Türkiye has a launched a new wave of air strikes against PKK/YPG targets in northern Syria, Defence Ministry said.
Late Friday's announcement came just hours after Turkish Foreign Minister Hakan Fidan discussed the ongoing situation with US Secretary of State Antony Blinken.
The ministry said it had hit 15 PKK/YPG targets in northern Syria "with the maximum amount" of ammunition.
"Operations were conducted under our legitimate self-defence right permitted in Article 51 of UN Charter," the ministry said, adding, "Our fight against terrorism will continue with determination until the last terrorist is neutralised."
Earlier, Fidan told Blinken that Ankara's air strikes in Syria will continue "with determination" despite Thursday's drone episode — the first of its kind between the strategic NATO allies.

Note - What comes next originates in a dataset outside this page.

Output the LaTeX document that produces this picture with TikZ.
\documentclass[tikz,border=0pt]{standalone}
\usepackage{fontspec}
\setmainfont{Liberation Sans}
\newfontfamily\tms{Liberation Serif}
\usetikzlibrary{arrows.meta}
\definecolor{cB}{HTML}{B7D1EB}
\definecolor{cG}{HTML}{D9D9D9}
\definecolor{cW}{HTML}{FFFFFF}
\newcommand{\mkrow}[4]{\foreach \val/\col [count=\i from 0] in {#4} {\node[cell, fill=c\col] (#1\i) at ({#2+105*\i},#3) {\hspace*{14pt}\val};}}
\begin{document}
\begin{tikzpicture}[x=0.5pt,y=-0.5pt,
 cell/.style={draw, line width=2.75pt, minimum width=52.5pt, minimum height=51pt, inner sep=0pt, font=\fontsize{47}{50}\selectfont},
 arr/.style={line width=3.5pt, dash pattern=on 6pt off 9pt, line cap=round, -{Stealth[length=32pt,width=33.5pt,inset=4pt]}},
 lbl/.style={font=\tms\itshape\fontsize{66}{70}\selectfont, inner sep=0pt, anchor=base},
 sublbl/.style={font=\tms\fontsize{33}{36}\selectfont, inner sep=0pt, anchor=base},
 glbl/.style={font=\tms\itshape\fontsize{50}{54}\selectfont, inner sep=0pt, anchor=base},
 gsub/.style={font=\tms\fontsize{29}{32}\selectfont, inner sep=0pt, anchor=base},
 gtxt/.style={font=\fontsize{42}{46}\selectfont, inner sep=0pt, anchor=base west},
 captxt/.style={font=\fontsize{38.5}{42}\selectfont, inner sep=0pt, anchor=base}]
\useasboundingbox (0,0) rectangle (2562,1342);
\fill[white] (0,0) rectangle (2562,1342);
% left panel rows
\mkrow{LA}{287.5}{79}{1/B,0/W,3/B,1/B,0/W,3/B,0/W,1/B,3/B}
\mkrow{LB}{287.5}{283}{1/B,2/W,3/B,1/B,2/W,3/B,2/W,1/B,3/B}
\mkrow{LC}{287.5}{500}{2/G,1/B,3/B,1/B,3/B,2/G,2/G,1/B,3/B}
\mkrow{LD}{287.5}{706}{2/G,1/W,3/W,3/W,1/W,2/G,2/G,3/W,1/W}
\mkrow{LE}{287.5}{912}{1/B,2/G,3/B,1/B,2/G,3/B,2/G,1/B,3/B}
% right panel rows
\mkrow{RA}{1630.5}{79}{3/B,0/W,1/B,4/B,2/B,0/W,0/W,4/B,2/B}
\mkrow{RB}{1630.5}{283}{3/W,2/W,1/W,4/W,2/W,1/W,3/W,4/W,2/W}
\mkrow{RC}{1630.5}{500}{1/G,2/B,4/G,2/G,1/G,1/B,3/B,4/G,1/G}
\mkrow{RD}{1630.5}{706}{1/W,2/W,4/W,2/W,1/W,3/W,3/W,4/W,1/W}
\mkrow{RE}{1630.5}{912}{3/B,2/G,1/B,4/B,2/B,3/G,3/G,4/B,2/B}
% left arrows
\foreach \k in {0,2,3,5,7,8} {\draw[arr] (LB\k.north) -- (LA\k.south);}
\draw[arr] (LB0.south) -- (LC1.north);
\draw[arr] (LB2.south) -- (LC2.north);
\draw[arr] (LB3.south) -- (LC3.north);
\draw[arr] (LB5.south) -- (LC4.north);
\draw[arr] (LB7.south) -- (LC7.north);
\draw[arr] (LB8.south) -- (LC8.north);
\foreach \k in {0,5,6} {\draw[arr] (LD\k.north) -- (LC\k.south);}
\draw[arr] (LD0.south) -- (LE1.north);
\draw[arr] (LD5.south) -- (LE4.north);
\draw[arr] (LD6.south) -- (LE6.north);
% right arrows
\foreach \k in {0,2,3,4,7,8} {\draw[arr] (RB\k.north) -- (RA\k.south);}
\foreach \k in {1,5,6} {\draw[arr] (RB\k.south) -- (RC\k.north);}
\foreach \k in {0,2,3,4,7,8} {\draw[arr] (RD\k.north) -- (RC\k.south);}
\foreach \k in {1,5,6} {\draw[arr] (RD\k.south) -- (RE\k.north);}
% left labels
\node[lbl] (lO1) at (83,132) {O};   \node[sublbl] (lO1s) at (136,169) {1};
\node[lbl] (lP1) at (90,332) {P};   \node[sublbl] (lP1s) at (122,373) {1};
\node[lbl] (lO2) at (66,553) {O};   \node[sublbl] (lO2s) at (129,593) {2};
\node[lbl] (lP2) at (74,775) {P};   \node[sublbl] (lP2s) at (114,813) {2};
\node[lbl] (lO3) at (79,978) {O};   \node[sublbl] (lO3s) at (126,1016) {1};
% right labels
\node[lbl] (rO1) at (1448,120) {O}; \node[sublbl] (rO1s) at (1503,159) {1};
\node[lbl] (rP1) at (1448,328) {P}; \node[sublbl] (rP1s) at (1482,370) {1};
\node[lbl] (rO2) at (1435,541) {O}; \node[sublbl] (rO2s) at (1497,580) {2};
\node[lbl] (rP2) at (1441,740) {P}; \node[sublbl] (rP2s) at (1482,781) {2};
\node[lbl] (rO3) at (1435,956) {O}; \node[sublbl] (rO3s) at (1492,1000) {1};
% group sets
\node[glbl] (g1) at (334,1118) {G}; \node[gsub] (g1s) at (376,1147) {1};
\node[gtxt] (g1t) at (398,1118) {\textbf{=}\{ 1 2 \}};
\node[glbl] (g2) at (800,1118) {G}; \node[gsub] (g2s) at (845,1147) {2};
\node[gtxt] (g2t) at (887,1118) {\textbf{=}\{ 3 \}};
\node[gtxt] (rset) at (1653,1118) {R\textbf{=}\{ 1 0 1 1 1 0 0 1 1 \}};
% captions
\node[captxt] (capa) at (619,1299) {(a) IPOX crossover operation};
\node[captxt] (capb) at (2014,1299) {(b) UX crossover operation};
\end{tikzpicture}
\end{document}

Blinken "highlighted the need to coordinate and deconflict our activities," State Department spokesman Matthew Miller said after the call with Fidan.

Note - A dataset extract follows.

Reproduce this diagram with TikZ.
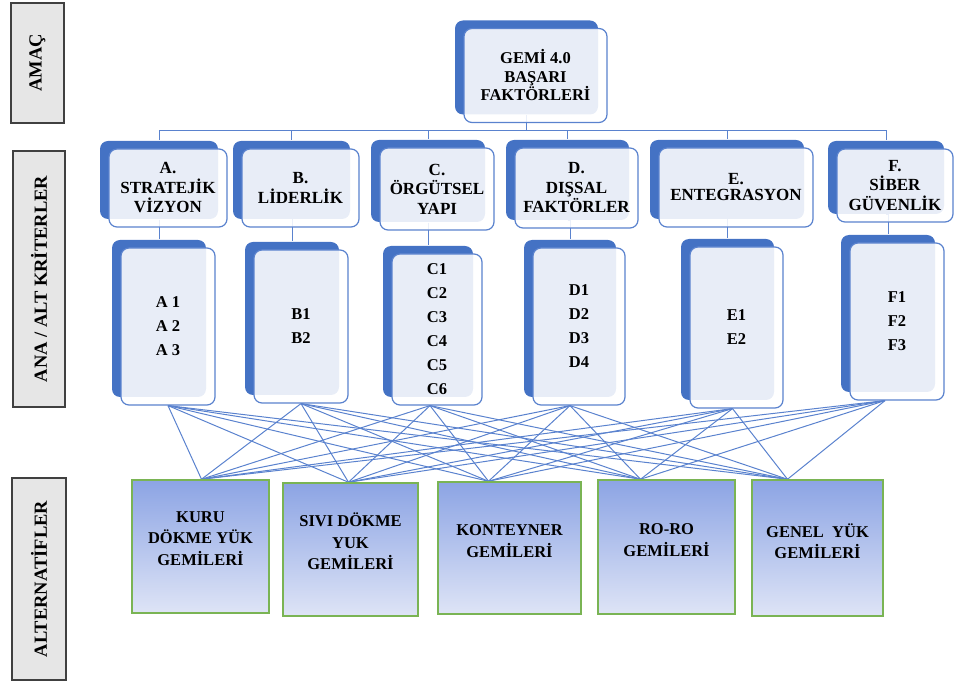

Türkiye stepped up cross-border air raids against PKK/YPG targets in northeastern Syria and northern Iraq in retaliation for a terror attack in Ankara that wounded two policemen last Sunday.

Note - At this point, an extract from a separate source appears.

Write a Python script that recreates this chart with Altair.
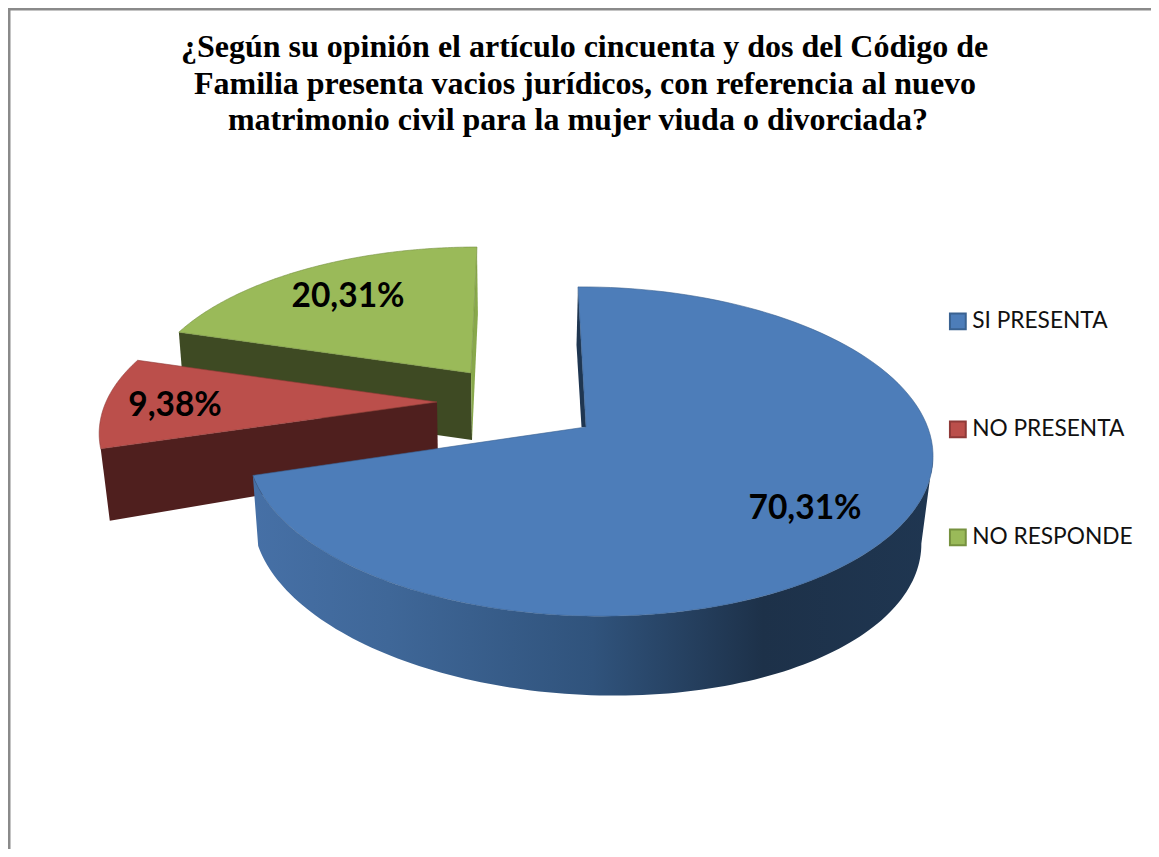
import math
import altair as alt

categories = ["SI PRESENTA", "NO PRESENTA", "NO RESPONDE"]
percentages = [70.31, 9.38, 20.31]
colors = ["#4d7db9", "#bb4f4b", "#9aba59"]
edge_colors = ["#3a6291", "#8f3a38", "#76913f"]
wall_colors = ["#4670a6", "#4f1f1e", "#3e4a23"]
title_lines = [
    "¿Según su opinión el artículo cincuenta y dos del Código de",
    "Familia presenta vacios jurídicos, con referencia al nuevo",
    "matrimonio civil para la mujer viuda o divorciada?",
]
labels = [f"{v:.2f}".replace(".", ",") + "%" for v in percentages]

# Perspective of each exploded slice on the page, in page pixels
VIEW = {
    "SI PRESENTA": dict(ax=586, ay=427, a=338.7, b=161, c=-9.2, k=0.149, m=-0.0085,
                        bx=583, by=505.8, sx=0.975, sy=1.0, g=0.025),
    "NO PRESENTA": dict(ax=437, ay=402, a=331, b=152, c=0, k=0.2, m=0,
                        bx=438, by=465, sx=0.976, sy=1.19, g=0),
    "NO RESPONDE": dict(ax=471, ay=373, a=322.5, b=147.4, c=7, k=0.17, m=0,
                        bx=472, by=440, sx=0.985, sy=1.0, g=0),
}
LABEL_POS = {"SI PRESENTA": (805, 509), "NO PRESENTA": (175, 406), "NO RESPONDE": (348, 297)}
TITLE_POS = [(584.5, 57), (585, 93.5), (578, 130)]


def top(p, th):
    X, Y = math.sin(th), math.cos(th)
    w = 1 + p["k"] * Y + p["m"] * X
    return [p["ax"] + (p["a"] * X + p["c"] * Y) / w, p["ay"] - p["b"] * Y / w]


def low(p, pt):
    dx, dy = pt[0] - p["ax"], pt[1] - p["ay"]
    return [p["bx"] + p["sx"] * dx, p["by"] + p["sy"] * dy + p["g"] * dx]


def feature(cat, ring):
    return {"type": "Feature", "properties": {"cat": cat},
            "geometry": {"type": "Polygon", "coordinates": [ring + [ring[0]]]}}


def sweep(a0, a1, n=120):
    return [a0 + (a1 - a0) * i / n for i in range(n + 1)]


projection = alt.Projection(type="identity", scale=1, translate=[-8, -8])
color_scale = alt.Scale(domain=categories, range=colors)
stroke_scale = alt.Scale(domain=categories, range=edge_colors)
legend = alt.Legend(
    title=None, orient="none", legendX=938.5, legendY=302, symbolType="square",
    symbolSize=250, symbolStrokeWidth=2, labelFont="Lato", labelFontSize=22.7,
    labelColor="#111111", rowPadding=83, labelOffset=3, labelLimit=220,
)


def shape(features, **mark):
    return alt.Chart(alt.Data(values=features)).mark_geoshape(**mark).project(**projection.to_dict())


# angles of the slices, clockwise from the top
starts = {}
acc = 0.0
for cat, v in zip(categories, percentages):
    span = v / 100 * 2 * math.pi
    starts[cat] = (acc, acc + span)
    acc += span

layers = []
border_left = [[8, 8], [10.5, 8], [10.5, 849], [8, 849]]
border_top = [[8, 8], [1151, 8], [1151, 10.5], [8, 10.5]]
layers.append(shape([feature("frame", border_left), feature("frame", border_top)],
                    fill="#8a8a8a", strokeWidth=0))

# back slices first, front slice last
for idx in [2, 1, 0]:
    cat = categories[idx]
    p = VIEW[cat]
    a0, a1 = starts[cat]
    arc = [top(p, t) for t in sweep(a0, a1)]
    apex = [p["ax"], p["ay"]]
    apex_low = [p["bx"], p["by"]]
    if idx == 0:
        wall_t = [top(p, t) for t in sweep(math.radians(100), a1)]
        wall = wall_t + [low(p, q) for q in reversed(wall_t)]
        grad = alt.Gradient(
            gradient="linear", x1=0, x2=1, y1=0, y2=0,
            stops=[
                alt.GradientStop(color="#4670a6", offset=0),
                alt.GradientStop(color="#3f6798", offset=0.2),
                alt.GradientStop(color="#30537c", offset=0.5),
                alt.GradientStop(color="#1d3149", offset=0.75),
                alt.GradientStop(color="#1f3651", offset=1),
            ],
        )
        layers.append(shape([feature(cat, wall)], fill=grad))
        far = arc[0]
        notch = [far, apex, [apex[0] - 4.5, apex[1]], [far[0] - 1.5, far[1] + 58]]
        layers.append(shape([feature(cat, notch)], fill="#1f3651"))
    else:
        corner = arc[0]
        wall = [corner, apex, apex_low, low(p, corner)]
        layers.append(shape([feature(cat, wall)], fill=wall_colors[idx]))
        if idx == 2:
            far = arc[-1]
            sliver = [far, apex, apex_low, low(p, far)]
            layers.append(shape([feature(cat, sliver)], fill="#88a84b"))
    ring = [apex] + arc
    layers.append(
        shape([feature(cat, ring)], strokeWidth=0.6).encode(
            fill=alt.Fill("properties.cat:N", scale=color_scale, legend=legend),
            stroke=alt.Stroke("properties.cat:N", scale=stroke_scale, legend=legend),
        )
    )

for cat, txt in zip(categories, labels):
    x, y = LABEL_POS[cat]
    layers.append(
        alt.Chart(alt.Data(values=[{"t": txt}]))
        .mark_text(font="Lato", fontSize=33.5, fontWeight="bold", color="#000000")
        .encode(text="t:N", x=alt.value(x - 8), y=alt.value(y - 8))
    )

for line, (x, y) in zip(title_lines, TITLE_POS):
    layers.append(
        alt.Chart(alt.Data(values=[{"t": line}]))
        .mark_text(font="Liberation Serif", fontSize=32, fontWeight="bold",
                   color="#000000", baseline="alphabetic")
        .encode(text="t:N", x=alt.value(x - 8), y=alt.value(y - 8))
    )

chart = (
    alt.layer(*layers)
    .properties(width=1143, height=841, padding=0,
                autosize=alt.AutoSizeParams(type="none"))
    .configure_view(stroke=None)
    .configure(background="#ffffff")
)
chart.save("out.html", embed_options={"renderer": "svg", "actions": False})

PKK — listed as a terror group by Ankara and its Western allies including US — claimed responsibility for the first bombing to hit the Turkish capital since 2016.
Türkiye unveiled that two PKK/YPG assailants neutralized in the Ankara attack came from Syria.
SDF is a misnomer for the YPG, a Syrian offshore of the PKK. The US created the SDF in 2014 on the pretext of fighting Daesh terror group despite Ankara offering Washington to collaborate in fight against the terror group.
Aware of YPG's tainted origins, Washington named it as SDF only to justify to the world that it wasn't fighting one terror group with another.
But Ankara has always objected to the move and over time relations between the US and Türkiye have faced an overwhelming strain.
Meanwhile, Anadolu Agency said on Friday that Turkish intelligence agents killed a PKK terrorist in an operation in Iraq's Sinjar region. The agency identified him as Ilyas Biro Eli and said he was responsible for an assassination unit.
"We will continue to fight terrorism wherever it emanates from. We will extinguish it at its sources, be it in northern Iraq or northern Syria,” wrote Fahrettin Altun, Turkey's presidential communications director.